Saturday, June 28, 2008

Transition

I graduated from fellowship yesterday. I will finally, FINALLY be done with my INTERMINABLE training. How many years have I have been working towards this goal? WAY too many. When all my college friends were binge drinking and partying all weekend, I was studying away in the library, worrying about MCATs, and wondering if I would ever get into med school. When all my friends post-college were traipsing around Manhattan, making way too much money i-banking industry and partying even harder than they did in college, I was dissecting cadavers, or getting into the hospital at the ungodly hour of 4 am to pre-round on my surgical patients. And as my friends were being promoted to managers, or vice presidents, and settling down and having kids, I was still the low- man on the totem pole - still pre-rounding on patients - still getting in early in the morning- still kissing someone else's ass and STILL doing all the work for very little or no glory (or financial recompensation!).

Well, here I am, on the precipice of a new life. We are pretty much all packed up and ready for the movers. Our entire house is in boxes and we've been eating off paper plates and sleeping without pillowcases (I know, totally gross) for the past several days. If I eat one more pizza or thai/chinese take out dinner my colon just might rot.
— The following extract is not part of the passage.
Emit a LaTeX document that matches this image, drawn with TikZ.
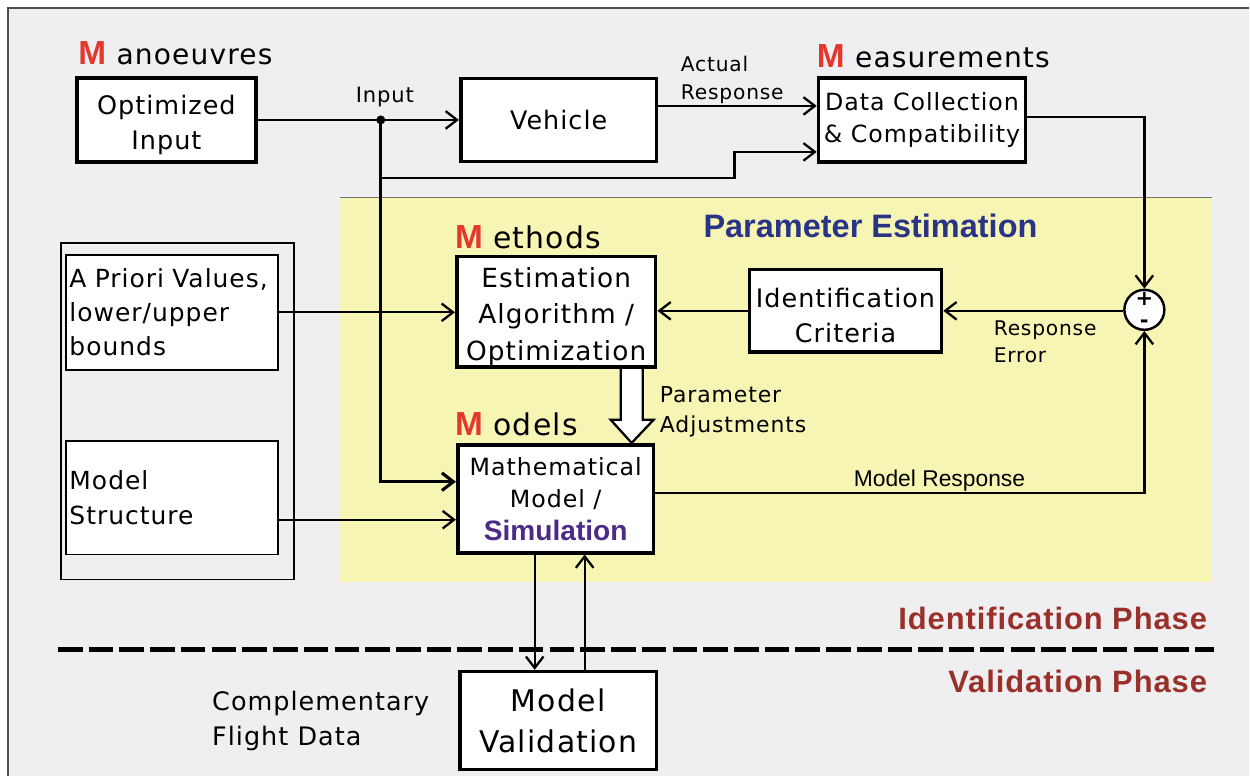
\documentclass[tikz,border=0pt]{standalone}
\usepackage{fontspec}
\setmainfont{DejaVu Sans}[LetterSpace=4]
\newfontfamily\arialfont{Liberation Sans}
\newfontfamily\phasefont{Liberation Sans}[LetterSpace=3]
\usepackage{xcolor}
\usepackage{tikz}
\usetikzlibrary{arrows.meta,positioning}

\definecolor{bggray}{RGB}{239,239,241}
\definecolor{estyellow}{RGB}{247,245,180}
\definecolor{mred}{RGB}{226,56,46}
\definecolor{phasered}{RGB}{153,48,42}
\definecolor{estblue}{RGB}{42,52,135}
\definecolor{simpurple}{RGB}{76,42,135}

\newcommand{\bigM}{{\arialfont\bfseries\fontsize{19}{20}\selectfont\color{mred}M}}
\newcommand{\fsz}[1]{\fontsize{#1}{1.37\dimexpr #1pt\relax}\selectfont}

\tikzset{
  blk/.style={draw, line width=2.1pt, fill=white, align=center, inner sep=1pt, font=\fsz{14.5}},
  srcbox/.style={draw, line width=0.9pt, fill=white, align=left, inner xsep=0.07cm,
    minimum width=4.24cm, text width=4.1cm, font=\fsz{14.2}},
  conn/.style={line width=1.3pt, ->},
  heading/.style={anchor=base west, inner sep=0pt},
  lbl/.style={anchor=west, inner sep=0pt, align=left},
  phase/.style={anchor=base east, inner sep=0pt, text=phasered,
    font=\phasefont\bfseries\fontsize{17.6}{20}\selectfont},
}

\begin{document}
\begin{tikzpicture}[x=0.02cm,y=-0.02cm,>={Straight Barb[length=6.5pt,width=10pt]}]
% background
\fill[white] (0,0) rectangle (1250,776);
\fill[bggray] (8,8) rectangle (1250,776);
\draw[line width=0.8pt, black!70] (8,776) -- (8,8) -- (1250,8);
\useasboundingbox (0,0) rectangle (1250,776);
% parameter estimation area
\fill[estyellow] (340,198) rectangle (1213,582);
\draw[line width=0.6pt, black!55] (340,198) -- (1213,198);
\node[font=\arialfont\bfseries\fontsize{18.5}{20}\selectfont, text=estblue] (pelbl) at (871,226) {Parameter Estimation};

% headings
\node[heading, font=\fsz{16}] (manlbl) at (78,65) {\bigM\hspace{6pt}anoeuvres};
\node[heading, font=\fsz{16}] (meslbl) at (817,68) {\bigM\hspace{6pt}easurements};
\node[heading, font=\fsz{17}] (methlbl) at (455,249) {\bigM\hspace{6pt}ethods};
\node[heading, font=\fsz{17}] (modlbl) at (455,436) {\bigM\hspace{6pt}odels};

% blocks
\node[blk, text height=36.5pt, minimum width=3.58cm, minimum height=1.68cm] (optin) at (166.5,120) {Optimized\\Input};
\node[blk, minimum width=3.92cm, minimum height=1.66cm] (vehicle) at (559,120) {Vehicle};
\node[blk, minimum width=4.14cm, minimum height=1.68cm, font=\fsz{13.5}] (datacol) at (922.5,120) {Data Collection\\\& Compatibility};
\node[blk, text height=58pt, minimum width=3.98cm, minimum height=2.2cm, font=\fsz{15}] (estim) at (556.5,312) {Estimation\\Algorithm /\\Optimization};
\node[blk, text height=36.5pt, minimum width=3.84cm, minimum height=1.66cm] (ident) at (846,311) {Identification\\Criteria};
\node[blk, minimum width=3.92cm, minimum height=2.16cm, font=\fsz{13.5}] (mathm) at (556,499)
  {Mathematical\\Model /\\{\arialfont\bfseries\fontsize{16}{20}\selectfont\color{simpurple}Simulation}};
\node[blk, minimum width=3.94cm, minimum height=1.96cm, font=\fsz{17}] (valid) at (558.5,721) {Model\\Validation};

% a priori information
\node[draw, line width=0.9pt, minimum width=4.66cm, minimum height=6.74cm] (srcgrp) at (177.5,411.5) {};
\node[srcbox, minimum height=2.3cm] (apriori) at (172,312.5) {A Priori Values,\\lower/upper\\bounds};
\node[srcbox, minimum height=2.28cm] (modstr) at (172,498) {Model\\Structure};

% summing junction
\node[draw, circle, line width=1.4pt, fill=white, minimum size=0.8cm, inner sep=0pt,
  align=center, font=\bfseries\fontsize{12}{12.5}\selectfont] (sum) at (1145,310) {+\\-};

% input branch point
\coordinate (inp) at (381,120);
\fill (inp) circle[radius=4.5];
\node[anchor=base, inner sep=0pt, font=\fsz{12}] (inplbl) at (385,103) {Input};

% connectors
\draw[conn] (optin.east) -- (inp) -- (vehicle.west);
\draw[conn] (vehicle.east |- 0,106) -- (datacol.west |- 0,106);
\draw[conn] (inp) |- (735,178) |- (datacol.west |- 0,152);
\draw[conn, line width=1.8pt] (inp) |- (mathm.west |- 0,482);
\draw[conn] (datacol.east |- 0,117) -| (sum.north);
\draw[conn] (sum.west |- 0,311) -- (ident.east);
\draw[conn] (ident.west) -- (estim.east |- ident.west);
\draw[conn] (apriori.east) -- (estim.west |- apriori.east);
\draw[conn] (modstr.east |- 0,520) -- (mathm.west |- 0,520);
\draw[conn] (mathm.east |- 0,493) -| (sum.south);
\draw[conn] (mathm.south -| 535,0) -- (valid.north -| 535,0);
\draw[conn] (valid.north -| 585,0) -- (mathm.south -| 585,0);
% parameter adjustment arrow
\draw[line width=1.3pt, fill=white, line join=miter] (estim.south -| 621,0) -- (621,420) -- (611,420)
  -- (mathm.north -| 632,0) -- (654,420) -- (643,420) -- (estim.south -| 643,0);

% connector labels
\node[lbl, font=\fsz{11.5}] (actlbl) at (681,80) {Actual\\Response};
\node[lbl, font=\fsz{12.5}] (adjlbl) at (660,412) {Parameter\\Adjustments};
\node[lbl, font=\fsz{11.5}] (errlbl) at (994,342) {Response\\Error};
\node[anchor=base, inner sep=0pt, font=\arialfont\fontsize{13}{15}\selectfont] (mrlbl) at (940,487) {Model Response};
\node[lbl, font=\fsz{14.5}] (cfdlbl) at (212,721) {Complementary\\Flight Data};

% phase separation
\draw[line width=2.8pt, dash pattern=on 14pt off 3.5pt] (58,650) -- (1215,650);
\node[phase] (idphase) at (1208,630) {Identification Phase};
\node[phase] (valphase) at (1208,693) {Validation Phase};
\end{tikzpicture}
\end{document}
While I felt many weeks of jubilation prior to this, now that the moment has finally arrived, I have so many mixed feelings. Sad to leave behind my work and personal friends. Nervous about leaving the world of academia, which I do love, and which has always loved me back. Flutterings of hope about living in Hawaii, where we will have more family support, better job/life balance, more financial stability, and the possibility of becoming enmeshed in a community...ah, transitions are always bittersweet moments. Despite our struggles for the past several years, we have had so many wonderful moments together as a family here in the east coast. I will miss our life and friends here so much, and for now I am just living in the moment - the boxes - the packing tape - the take out meals - but every so often, I look forward and dream of our life to come.

3 comments:

Julie said...

Congratulations Jen! Take some satisfaction in knowing that you finished training ahead of jbro. Good luck with the move and make sure you keep your guest room handy in Hawaii.

Anonymous said...

I have nothing to add...

Jamie said...

I'm with Jason - you said it all & well. Except you forgot to mention that ... YOU ROCK!